Navajo Woman Sentenced to Eighteen Months for Role in Armed Robbery on the Navajo Indian Reservation

For Immediate Release
U.S. Attorney's Office, District of New Mexico

ALBUQUERQUE – Jerrileta Singer, 33, an enrolled member of the Navajo Nation who resides in Farmington, N.M., was sentenced this morning to 18 months in federal prison followed by three years of supervised release for her robbery conviction.   Singer also was ordered to pay $400 in restitution to the victim of her crime.

Singer and her co-defendant Eddie Shirley, 28, a Navajo man who resides in Shiprock, N.M., were charged in Dec. 2012, in a criminal complaint with robbing the Sonic Drive-In Restaurant in Shiprock at gunpoint on Nov. 30, 2012.  The two were later indicted and charged with robbery, and with using and brandishing a firearm during and in relation to a crime of violence.
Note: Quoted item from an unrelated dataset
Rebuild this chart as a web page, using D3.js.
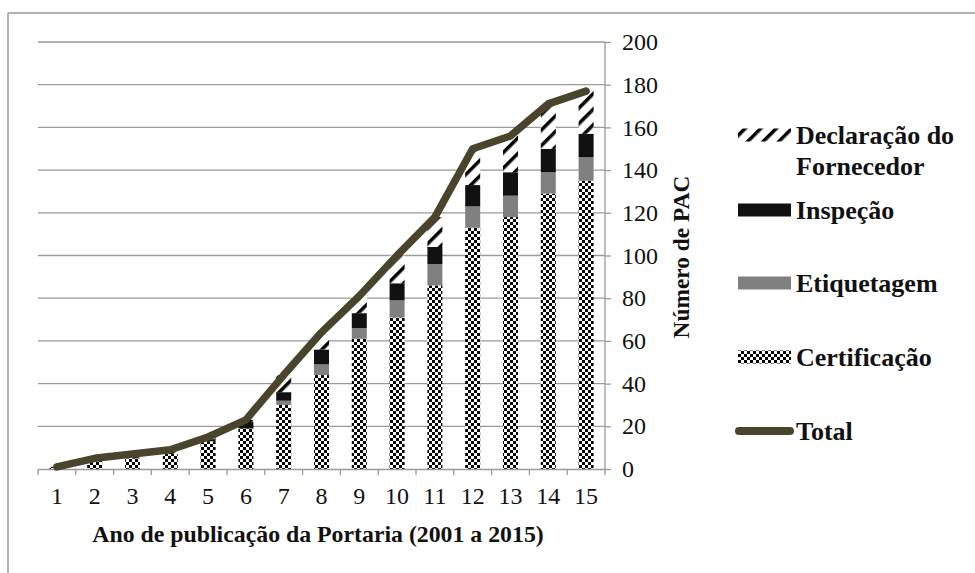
<!DOCTYPE html>
<html>
<head>
<meta charset="utf-8">
<script src="https://cdn.jsdelivr.net/npm/d3@7"></script>
<style>
  html, body { margin: 0; padding: 0; background: #fff; }
  svg { display: block; }
  text { font-family: "Liberation Serif", "DejaVu Serif", serif; fill: #111; }
</style>
</head>
<body>
<svg id="chart" width="975" height="573"></svg>
<script>
// ---- data ----
const years = ["1","2","3","4","5","6","7","8","9","10","11","12","13","14","15"];
const certificacao = [1, 4, 5, 7, 13, 19, 30, 44, 61, 71, 86, 113, 118, 129, 135];
const etiquetagem  = [0, 0, 0, 0, 0, 0, 2, 5, 5, 8, 10, 10, 10, 10, 11];
const inspecao     = [0, 0, 0, 0, 1, 3, 4, 7, 7, 8, 8, 10, 11, 11, 11];
const declaracao   = [0, 1, 2, 2, 1, 1, 8, 8, 8, 13, 14, 17, 17, 21, 20];
const total        = [1, 5, 7, 9, 15, 23, 44, 64, 81, 100, 118, 150, 156, 171, 177];
const yTicks = [0, 20, 40, 60, 80, 100, 120, 140, 160, 180, 200];
const seriesNames = ["Certificação", "Etiquetagem", "Inspeção", "Declaração do Fornecedor"];
const xTitle = "Ano de publicação da Portaria (2001 a 2015)";
const yTitle = "Número de PAC";

// ---- layout ----
const svg = d3.select("#chart");
const plot = { left: 38, right: 605, top: 42, bottom: 469 };
const gridColor = "#9a9a9a";
const lineColor = "#4a442d";

const defs = svg.append("defs");
// checker pattern
const chk = defs.append("pattern").attr("id", "checker")
  .attr("patternUnits", "userSpaceOnUse").attr("width", 6).attr("height", 6);
chk.append("rect").attr("width", 6).attr("height", 6).attr("fill", "#fff");
chk.append("rect").attr("width", 3).attr("height", 3).attr("fill", "#000");
chk.append("rect").attr("x", 3).attr("y", 3).attr("width", 3).attr("height", 3).attr("fill", "#000");
// diagonal stripe pattern
const hat = defs.append("pattern").attr("id", "hatch")
  .attr("patternUnits", "userSpaceOnUse").attr("width", 11).attr("height", 11)
  .attr("patternTransform", "rotate(45)");
hat.append("rect").attr("width", 11).attr("height", 11).attr("fill", "#fff");
hat.append("rect").attr("x", 0).attr("width", 3.5).attr("height", 11).attr("fill", "#000");

const fills = ["url(#checker)", "#808080", "#111111", "url(#hatch)"];

// border (top and left)
svg.append("line").attr("x1", 8).attr("x2", 975).attr("y1", 13).attr("y2", 13)
  .attr("stroke", "#9a9a9a").attr("stroke-width", 1.5);
svg.append("line").attr("x1", 8).attr("x2", 8).attr("y1", 13).attr("y2", 573)
  .attr("stroke", "#9a9a9a").attr("stroke-width", 1.5);

// scales
const xOuter = d3.scaleBand().domain(years).range([plot.left, plot.right]).padding(0);
const y = d3.scaleLinear().domain([0, 200]).range([plot.bottom, plot.top]);

// gridlines
svg.append("g").selectAll("line").data(yTicks.filter(d => d > 0)).join("line")
  .attr("x1", plot.left).attr("x2", plot.right)
  .attr("y1", d => y(d)).attr("y2", d => y(d))
  .attr("stroke", gridColor).attr("stroke-width", 1.3);

// stacked bars
const rows = years.map((yr, i) => ({
  year: yr,
  "Certificação": certificacao[i],
  "Etiquetagem": etiquetagem[i],
  "Inspeção": inspecao[i],
  "Declaração do Fornecedor": declaracao[i]
}));
const stacked = d3.stack().keys(seriesNames)(rows);
const bw = 15;
svg.append("g").selectAll("g").data(stacked).join("g")
  .attr("fill", (d, i) => fills[i])
  .selectAll("rect").data(d => d).join("rect")
  .attr("x", d => xOuter(d.data.year) + xOuter.bandwidth() / 2 - bw / 2)
  .attr("width", bw)
  .attr("y", d => y(d[1]))
  .attr("height", d => Math.max(0, y(d[0]) - y(d[1])));

// x axis
const xAxis = d3.axisBottom(xOuter).tickSize(0).tickPadding(18);
const gx = svg.append("g").attr("transform", `translate(0,${plot.bottom})`).call(xAxis);
gx.select(".domain").attr("stroke", gridColor).attr("stroke-width", 1.3);
gx.selectAll("text").attr("font-size", 24).attr("fill", "#111");
// band boundary ticks
const bounds = years.map(d => xOuter(d)).concat([plot.right]);
svg.append("g").selectAll("line").data(bounds).join("line")
  .attr("x1", d => d).attr("x2", d => d)
  .attr("y1", plot.bottom).attr("y2", plot.bottom + 6)
  .attr("stroke", gridColor).attr("stroke-width", 1.3);

// y axis (right)
const yAxis = d3.axisRight(y).tickValues(yTicks).tickSize(6).tickPadding(11);
const gy = svg.append("g").attr("transform", `translate(${plot.right},0)`).call(yAxis);
gy.select(".domain").attr("stroke", gridColor).attr("stroke-width", 1.3).attr("d", `M0,${plot.top}V${plot.bottom}`);
gy.selectAll(".tick line").attr("stroke", gridColor).attr("stroke-width", 1.3);
gy.selectAll("text").attr("font-size", 24).attr("fill", "#111");

// total line
const line = d3.line()
  .x((d, i) => xOuter(years[i]) + xOuter.bandwidth() / 2)
  .y(d => y(d));
svg.append("path").datum(total)
  .attr("d", line).attr("fill", "none")
  .attr("stroke", lineColor).attr("stroke-width", 7.5)
  .attr("stroke-linejoin", "round").attr("stroke-linecap", "round");

// axis titles
svg.append("text").attr("x", 318).attr("y", 542).attr("text-anchor", "middle")
  .attr("font-size", 23.8).attr("font-weight", "bold").text(xTitle);
svg.append("text").attr("transform", "translate(689,257) rotate(-90)")
  .attr("text-anchor", "middle").attr("font-size", 23.4).attr("font-weight", "bold").text(yTitle);

// legend
const legendItems = [
  { name: ["Declaração do", "Fornecedor"], fill: "url(#hatch)", y: 135 },
  { name: ["Inspeção"], fill: "#111111", y: 210 },
  { name: ["Etiquetagem"], fill: "#808080", y: 283 },
  { name: ["Certificação"], fill: "url(#checker)", y: 357 },
  { name: ["Total"], line: true, y: 431 }
];
const lg = svg.append("g");
legendItems.forEach(it => {
  if (it.line) {
    lg.append("line").attr("x1", 739).attr("x2", 790).attr("y1", it.y).attr("y2", it.y)
      .attr("stroke", lineColor).attr("stroke-width", 8).attr("stroke-linecap", "round");
  } else {
    lg.append("rect").attr("x", 738).attr("y", it.y - 6.5).attr("width", 53).attr("height", 13)
      .attr("fill", it.fill);
  }
  it.name.forEach((t, k) => {
    lg.append("text").attr("x", 796).attr("y", it.y + k * 31).attr("dy", "0.35em")
      .attr("font-size", 26).attr("font-weight", "bold").text(t);
  });
});
</script>
</body>
</html>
Singer pled guilty to the robbery charge of the indictment on July 25, 2013.  In entering her guilty plea, Singer admitted robbing four individuals who were in the restaurant by use of force, violence and intimidation and taking money belonging to the restaurant. 

Shirley pled guilty to the firearms charge of the indictment on June 25, 2013, and admitted brandishing a firearm during the armed robbery of the restaurant.  On Sept. 30, 2013, Shirley was sentenced to seven years in federal prison followed by five years of supervised release.

This case was investigated by Farmington office of the FBI and the Shiprock office of the Navajo Nation Division of Public Safety, and was prosecuted by Assistant U.S. Attorney Novaline D. Wilson.